Personal information
- Born: 9 June 1999 (age 27) Keysborough, Victoria, Australia

Sport
- Sport: Field hockey
- Position: Forward
- Club: HC Bloemendaal

Senior career
- Years: Team / Caps / Goals
- 2018: VIC Vikings / 4 / 8
- 2019–2023: HC Melbourne / 7 / 4
- 2024-present: HC Bloemendaal / - / -

National team
- Years: Team / Caps / Goals
- 2017–2019: Australia U–21 / 17 / (13)
- 2020-present: Australia / 75 / (33)

Medal record
Men's field hockey
Representing Australia
Commonwealth Games
| Gold medal – first place | 2022 Birmingham | Team |
Oceania Cup
| Gold medal – first place | 2023 Whangārei |  |
| Gold medal – first place | 2025 Darwin |  |

= Nathan Ephraums =

Australian field hockey player

Nathan Ephraums (born 9 June 1999) is an Australian field hockey player, who plays as a forward.

==Personal life==
Nathan Ephraums was born and raised in Keysborough, Victoria. He attended school at Haileybury College.

He is a current scholarship holder with the Victorian Institute of Sport (VIS).

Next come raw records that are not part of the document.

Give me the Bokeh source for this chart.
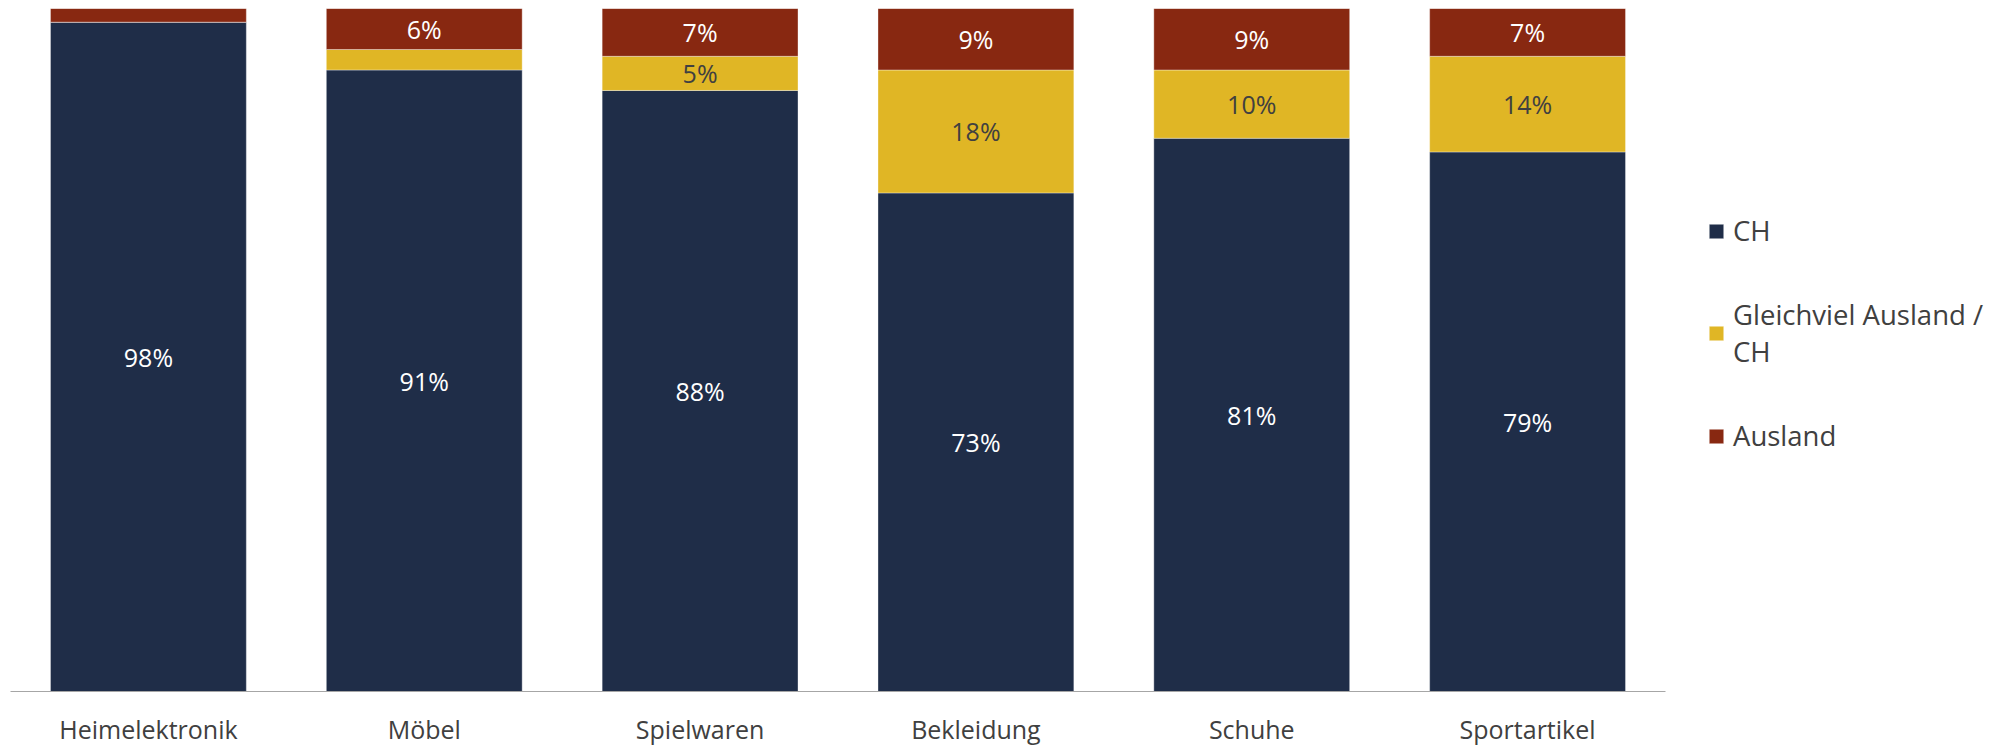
from bokeh.plotting import figure
from bokeh.models import ColumnDataSource, FactorRange, Range1d, Legend, LegendItem
from bokeh.embed import file_html
from bokeh.resources import INLINE
from bokeh.core.properties import value

categories = ["Heimelektronik", "Möbel", "Spielwaren", "Bekleidung", "Schuhe", "Sportartikel"]
ch = [98, 91, 88, 73, 81, 79]
gleich = [0, 3, 5, 18, 10, 14]
ausland = [2, 6, 7, 9, 9, 7]
series_keys = ["ch", "gleich", "ausland"]
series_names = ["CH", "Gleichviel Ausland /\nCH", "Ausland"]
colors = ["#1F2D48", "#E0B625", "#882811"]
label_colors = ["#FFFFFF", "#404040", "#FFFFFF"]
label_min = 5
FONT = "Open Sans"

src = ColumnDataSource(dict(cat=categories, ch=ch, gleich=gleich, ausland=ausland))

p = figure(x_range=FactorRange(*categories, range_padding=0), y_range=Range1d(0, 100),
           frame_width=1655, frame_height=683, output_backend="svg", toolbar_location=None,
           min_border_left=10, min_border_top=8, min_border_bottom=40, min_border_right=0)
p.outline_line_color = None
p.xgrid.visible = False
p.ygrid.visible = False
p.yaxis.visible = False
p.background_fill_color = "white"
p.border_fill_color = "white"

renderers = p.vbar_stack(series_keys, x="cat", width=0.71, color=colors, source=src,
                         line_color="white", line_alpha=0.35, line_width=1)

# data labels
data = dict(ch=ch, gleich=gleich, ausland=ausland)
base = [0] * len(categories)
for key, tc in zip(series_keys, label_colors):
    vals = data[key]
    xs, ys, ts = [], [], []
    for i, v in enumerate(vals):
        if v >= label_min:
            xs.append(categories[i])
            ys.append(base[i] + v / 2)
            ts.append(f"{v}%")
        base[i] += v
    p.text(x=xs, y=ys, text=ts, text_align="center", text_baseline="middle",
           text_color=tc, text_font=value(FONT), text_font_size="25px")

ax = p.xaxis[0]
ax.axis_line_color = "#A6A6A6"
ax.axis_line_width = 1
ax.major_tick_line_color = None
ax.minor_tick_line_color = None
ax.major_tick_out = 0
ax.major_tick_in = 0
ax.major_label_standoff = 20
ax.major_label_text_font = FONT
ax.major_label_text_font_size = "25px"
ax.major_label_text_color = "#404040"
ax.major_label_text_line_height = 1.0

legend = Legend(items=[LegendItem(label=n, renderers=[r]) for n, r in zip(series_names, renderers)],
                location=(42, 237), glyph_width=18, glyph_height=18, label_standoff=8,
                spacing=47, padding=0, margin=0, border_line_color=None,
                background_fill_alpha=0, label_text_font=FONT, label_text_line_height=1.3,
                label_text_font_size="27.5px", label_text_color="#404040")
p.add_layout(legend, "right")

open("out.html", "w").write(file_html(p, INLINE))
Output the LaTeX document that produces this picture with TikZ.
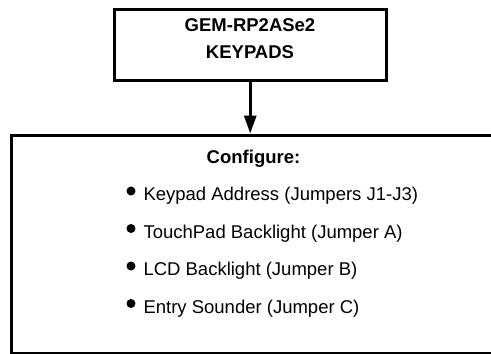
\documentclass[tikz,border=0pt]{standalone}
\usepackage{fontspec}
\setmainfont{Liberation Sans}
\usetikzlibrary{arrows.meta}
\begin{document}
\begin{tikzpicture}[x=1pt,y=-1pt,
  thickbox/.style={draw=black,line width=3pt,inner sep=0pt,outer sep=0pt,fill=none},
  txt/.style={inner sep=0pt,anchor=base,font=\fontsize{18.5}{22}\selectfont},
  boldtxt/.style={txt,font=\fontsize{18.5}{22}\selectfont\bfseries},
  item/.style={txt,anchor=base west},
  dot/.style={circle,fill=black,inner sep=0pt,minimum size=9pt}]
\path[use as bounding box] (0,0) rectangle (491,354);
\clip (0,0) rectangle (491,354);
\fill[white] (0,0) rectangle (491,354);
% top box
\node[thickbox,minimum width=271.5pt,minimum height=70.5pt] (top) at (250.25,44.75) {};
\node[boldtxt] (t1) at (250,31.7) {GEM-RP2ASe2};
\node[boldtxt] (t2) at (250,58.3) {KEYPADS};
% big box (extends past the right and bottom edges)
\node[thickbox,minimum width=482.5pt,minimum height=218.5pt] (cfg) at (252.75,244.25) {};
% arrow
\draw[line width=3pt,-{Triangle[width=12pt,length=18pt]},shorten >=1.5pt] (top.south) -- (top.south |- cfg.north);
% text
\node[boldtxt] (c0) at (253.5,163.5) {Configure:};
\node[item] (i1) at (143.3,200.5) {Keypad Address (Jumpers J1-J3)};
\node[item] (i2) at (143.3,238) {TouchPad Backlight (Jumper A)};
\node[item] (i3) at (143.3,275.5) {LCD Backlight (Jumper B)};
\node[item] (i4) at (143.3,313) {Entry Sounder (Jumper C)};
\node[dot] (b1) at (131,191) {};
\node[dot] (b2) at (131,228.5) {};
\node[dot] (b3) at (131,266) {};
\node[dot] (b4) at (131,303.5) {};
\end{tikzpicture}
\end{document}
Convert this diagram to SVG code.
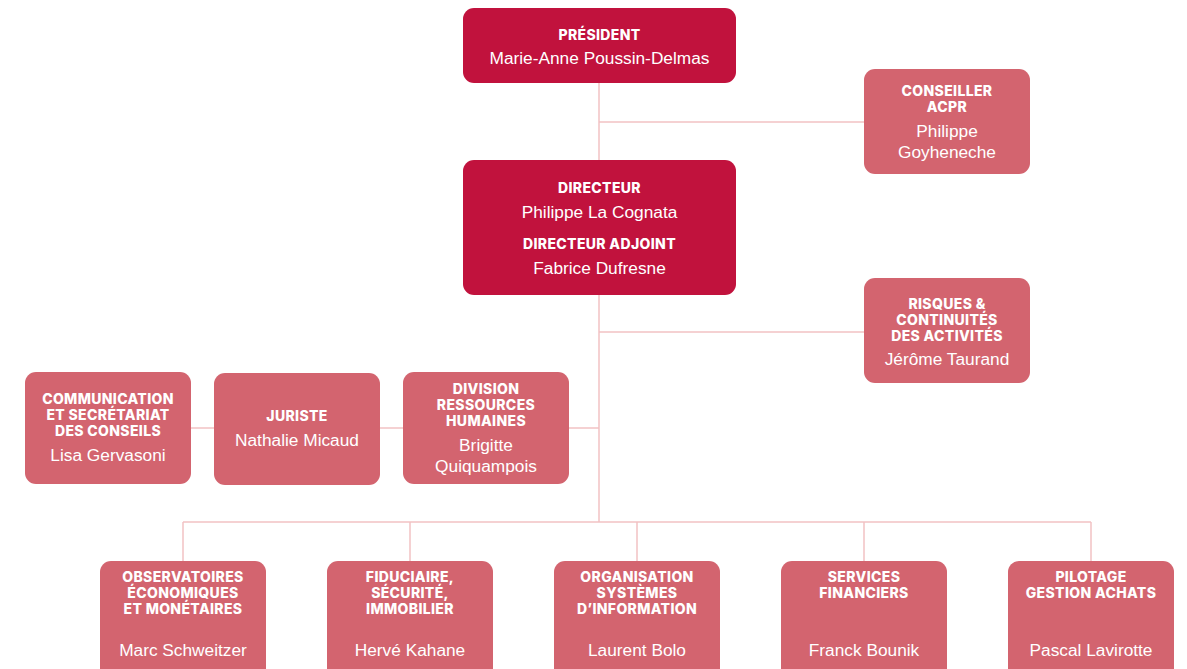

Nathan's older brother Joshua is also a semi-professional hockey player.

==Career==
===Domestic leagues===
====Australian Hockey League====
In 2018, Ephraums made his debut for the VIC Vikings in the Australian Hockey League.

====Hockey One====
Following Hockey Australia's overhaul of the AHL and subsequent introduction of the Sultana Bran Hockey One League in 2019, Ephraums was named in the HC Melbourne squad for the inaugural season. The team finished in fourth place, losing in the semi-finals to eventual winners, the NSW Pride.

===National teams===
====Under–21====
Nathan Ephruams made his debut for the Australia Under–21 side in 2017, at the Sultan of Johor Cup. At the tournament, the team won a gold medal.

He followed this up with two appearances in 2018, again at the Sultan of Johor Cup, winning a bronze medal, and at an eight nations tournament in Spain in 2019.

===Kookaburras===
In November 2019, Ephraums was named in the Kookaburras team for the first time, following one year in the National Development Squad.